### Your objective:
Pictures excluded, return the lines below from the first through the line holding "from matplotlib.patches import Rectangle".

### Recorded information:
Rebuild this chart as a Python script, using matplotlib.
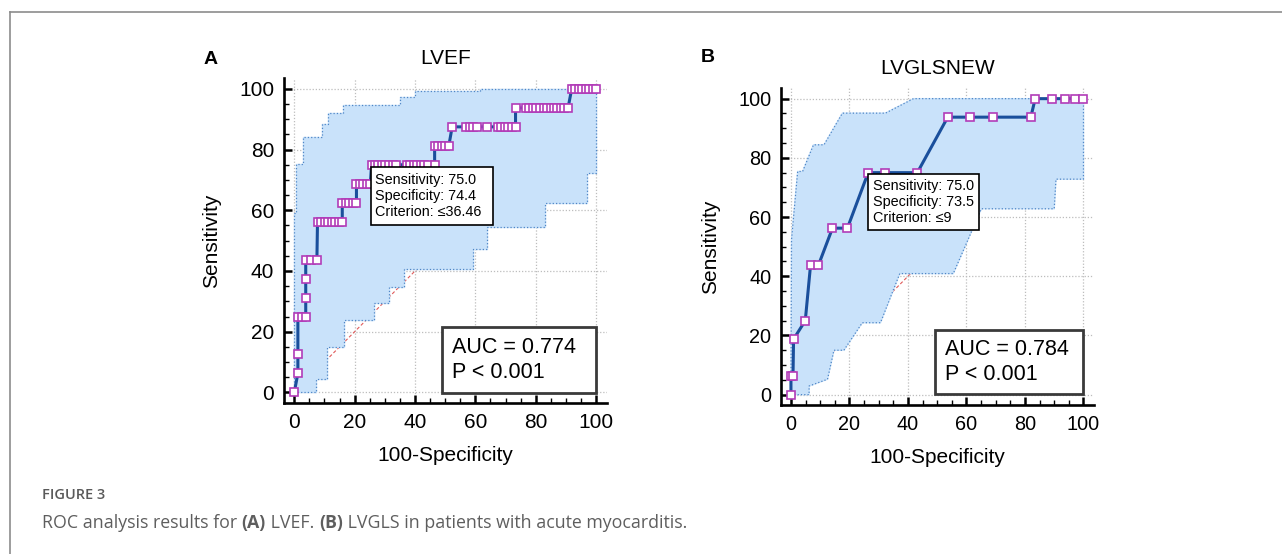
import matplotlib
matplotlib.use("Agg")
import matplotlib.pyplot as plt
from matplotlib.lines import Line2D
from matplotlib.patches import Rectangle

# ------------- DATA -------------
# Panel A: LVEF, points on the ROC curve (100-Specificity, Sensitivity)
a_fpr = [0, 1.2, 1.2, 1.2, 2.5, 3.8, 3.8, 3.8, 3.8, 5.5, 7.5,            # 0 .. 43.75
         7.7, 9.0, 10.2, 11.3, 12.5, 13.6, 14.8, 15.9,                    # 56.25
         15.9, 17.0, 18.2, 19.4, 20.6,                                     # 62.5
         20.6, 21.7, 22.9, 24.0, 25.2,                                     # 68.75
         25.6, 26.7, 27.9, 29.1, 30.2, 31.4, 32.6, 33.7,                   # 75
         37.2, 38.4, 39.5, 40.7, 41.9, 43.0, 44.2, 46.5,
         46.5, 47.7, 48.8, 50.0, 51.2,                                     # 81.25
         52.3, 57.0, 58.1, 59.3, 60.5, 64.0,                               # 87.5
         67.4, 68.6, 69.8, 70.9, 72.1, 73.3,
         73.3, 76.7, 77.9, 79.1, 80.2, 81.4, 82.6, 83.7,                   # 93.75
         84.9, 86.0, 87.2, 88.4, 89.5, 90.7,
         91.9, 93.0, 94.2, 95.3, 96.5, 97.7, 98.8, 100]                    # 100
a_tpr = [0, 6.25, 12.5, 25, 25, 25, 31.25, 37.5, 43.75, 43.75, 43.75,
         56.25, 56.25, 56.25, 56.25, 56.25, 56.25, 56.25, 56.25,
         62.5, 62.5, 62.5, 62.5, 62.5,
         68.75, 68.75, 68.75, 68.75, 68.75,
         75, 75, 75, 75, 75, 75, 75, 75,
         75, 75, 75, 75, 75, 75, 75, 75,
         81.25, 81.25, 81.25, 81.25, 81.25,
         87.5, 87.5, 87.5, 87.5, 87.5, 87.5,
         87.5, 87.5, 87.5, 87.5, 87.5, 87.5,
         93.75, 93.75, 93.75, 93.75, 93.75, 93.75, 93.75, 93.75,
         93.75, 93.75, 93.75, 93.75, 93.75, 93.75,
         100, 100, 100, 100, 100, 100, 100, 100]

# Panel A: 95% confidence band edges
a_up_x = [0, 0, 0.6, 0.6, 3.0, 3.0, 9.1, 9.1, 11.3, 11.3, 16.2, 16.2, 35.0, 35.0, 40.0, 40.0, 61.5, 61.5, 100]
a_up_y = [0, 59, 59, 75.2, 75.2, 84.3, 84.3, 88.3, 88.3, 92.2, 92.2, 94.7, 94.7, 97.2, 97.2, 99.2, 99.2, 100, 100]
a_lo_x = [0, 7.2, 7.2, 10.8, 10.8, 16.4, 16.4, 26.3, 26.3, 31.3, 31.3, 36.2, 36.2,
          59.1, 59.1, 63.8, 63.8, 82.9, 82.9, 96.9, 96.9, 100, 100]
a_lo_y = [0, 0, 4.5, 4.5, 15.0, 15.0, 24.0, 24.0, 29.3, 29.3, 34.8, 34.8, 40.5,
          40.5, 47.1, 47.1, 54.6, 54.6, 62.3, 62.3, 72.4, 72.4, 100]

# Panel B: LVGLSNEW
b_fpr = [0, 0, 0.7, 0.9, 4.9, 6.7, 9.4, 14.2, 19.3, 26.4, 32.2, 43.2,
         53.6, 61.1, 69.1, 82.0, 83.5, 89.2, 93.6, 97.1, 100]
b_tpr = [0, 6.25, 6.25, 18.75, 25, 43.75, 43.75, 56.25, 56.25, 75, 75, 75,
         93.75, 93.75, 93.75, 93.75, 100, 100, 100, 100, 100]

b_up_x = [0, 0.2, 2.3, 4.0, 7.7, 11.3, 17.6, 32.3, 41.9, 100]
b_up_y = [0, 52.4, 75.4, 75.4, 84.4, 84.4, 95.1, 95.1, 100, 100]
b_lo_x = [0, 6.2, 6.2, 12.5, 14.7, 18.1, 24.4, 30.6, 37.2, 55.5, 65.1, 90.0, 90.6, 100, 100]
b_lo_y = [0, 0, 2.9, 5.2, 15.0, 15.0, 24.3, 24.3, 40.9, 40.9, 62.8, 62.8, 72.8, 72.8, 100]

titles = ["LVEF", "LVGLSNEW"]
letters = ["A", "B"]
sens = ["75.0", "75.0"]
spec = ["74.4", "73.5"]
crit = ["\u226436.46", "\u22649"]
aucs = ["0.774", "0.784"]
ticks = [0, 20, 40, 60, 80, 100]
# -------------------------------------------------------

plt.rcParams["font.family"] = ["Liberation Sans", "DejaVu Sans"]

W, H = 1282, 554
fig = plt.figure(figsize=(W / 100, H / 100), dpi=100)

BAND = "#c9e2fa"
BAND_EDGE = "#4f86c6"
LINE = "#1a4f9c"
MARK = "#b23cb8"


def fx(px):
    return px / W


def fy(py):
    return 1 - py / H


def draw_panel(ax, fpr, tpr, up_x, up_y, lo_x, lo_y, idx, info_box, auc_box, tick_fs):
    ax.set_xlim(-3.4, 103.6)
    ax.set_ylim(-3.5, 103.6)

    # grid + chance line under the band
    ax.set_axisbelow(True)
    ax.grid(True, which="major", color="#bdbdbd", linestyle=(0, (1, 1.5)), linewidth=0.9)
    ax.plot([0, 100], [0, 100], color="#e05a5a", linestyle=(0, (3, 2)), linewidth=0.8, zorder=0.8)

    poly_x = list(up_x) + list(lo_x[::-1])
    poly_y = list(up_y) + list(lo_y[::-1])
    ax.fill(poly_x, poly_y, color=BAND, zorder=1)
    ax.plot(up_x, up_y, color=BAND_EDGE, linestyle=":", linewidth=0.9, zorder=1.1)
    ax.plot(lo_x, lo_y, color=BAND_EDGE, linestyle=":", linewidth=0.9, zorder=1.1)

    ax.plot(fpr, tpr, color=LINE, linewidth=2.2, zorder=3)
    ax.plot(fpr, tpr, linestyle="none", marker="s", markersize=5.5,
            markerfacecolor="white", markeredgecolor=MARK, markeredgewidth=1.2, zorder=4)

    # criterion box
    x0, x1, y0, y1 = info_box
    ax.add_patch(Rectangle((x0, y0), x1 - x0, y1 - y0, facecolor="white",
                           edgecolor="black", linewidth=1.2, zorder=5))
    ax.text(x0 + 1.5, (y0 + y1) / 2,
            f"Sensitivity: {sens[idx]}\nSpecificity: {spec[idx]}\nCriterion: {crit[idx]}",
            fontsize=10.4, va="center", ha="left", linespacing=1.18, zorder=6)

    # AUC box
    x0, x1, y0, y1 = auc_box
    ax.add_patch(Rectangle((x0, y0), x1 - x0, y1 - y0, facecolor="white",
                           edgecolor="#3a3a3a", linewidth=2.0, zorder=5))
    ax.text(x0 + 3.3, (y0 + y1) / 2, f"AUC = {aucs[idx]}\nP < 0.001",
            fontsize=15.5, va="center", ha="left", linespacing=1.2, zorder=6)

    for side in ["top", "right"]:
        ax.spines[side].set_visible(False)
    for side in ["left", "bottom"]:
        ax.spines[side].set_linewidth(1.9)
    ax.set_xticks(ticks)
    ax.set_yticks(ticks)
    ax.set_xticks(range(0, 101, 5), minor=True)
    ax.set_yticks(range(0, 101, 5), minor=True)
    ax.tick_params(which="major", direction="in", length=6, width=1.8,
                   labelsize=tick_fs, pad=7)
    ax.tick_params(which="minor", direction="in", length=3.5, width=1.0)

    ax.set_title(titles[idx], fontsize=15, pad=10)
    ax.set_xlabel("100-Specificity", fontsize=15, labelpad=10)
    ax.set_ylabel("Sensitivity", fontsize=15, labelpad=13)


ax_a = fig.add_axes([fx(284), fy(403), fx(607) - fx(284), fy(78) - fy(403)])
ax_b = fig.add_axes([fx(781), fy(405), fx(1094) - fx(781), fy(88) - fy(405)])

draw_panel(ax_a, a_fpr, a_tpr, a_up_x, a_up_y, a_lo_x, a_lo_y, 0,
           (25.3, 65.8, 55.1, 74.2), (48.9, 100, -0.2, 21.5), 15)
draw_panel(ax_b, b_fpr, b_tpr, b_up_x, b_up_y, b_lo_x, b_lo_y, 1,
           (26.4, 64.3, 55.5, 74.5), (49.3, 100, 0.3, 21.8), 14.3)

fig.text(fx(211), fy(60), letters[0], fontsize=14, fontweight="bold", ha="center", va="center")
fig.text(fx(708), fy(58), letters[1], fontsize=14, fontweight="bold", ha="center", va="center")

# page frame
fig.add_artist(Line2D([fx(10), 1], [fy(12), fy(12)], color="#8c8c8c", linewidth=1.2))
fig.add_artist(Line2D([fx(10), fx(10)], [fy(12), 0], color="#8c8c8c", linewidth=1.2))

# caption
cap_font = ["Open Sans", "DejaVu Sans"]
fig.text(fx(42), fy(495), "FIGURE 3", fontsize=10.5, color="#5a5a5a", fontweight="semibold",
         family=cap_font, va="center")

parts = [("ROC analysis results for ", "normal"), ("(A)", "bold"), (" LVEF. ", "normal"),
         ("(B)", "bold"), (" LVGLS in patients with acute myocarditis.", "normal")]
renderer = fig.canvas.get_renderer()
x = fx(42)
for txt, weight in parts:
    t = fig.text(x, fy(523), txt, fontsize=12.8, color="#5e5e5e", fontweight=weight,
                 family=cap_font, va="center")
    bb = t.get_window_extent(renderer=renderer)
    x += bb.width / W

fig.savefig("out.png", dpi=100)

### Final result:
Rebuild this chart as a Python script, using matplotlib.
import matplotlib
matplotlib.use("Agg")
import matplotlib.pyplot as plt
from matplotlib.lines import Line2D
from matplotlib.patches import Rectangle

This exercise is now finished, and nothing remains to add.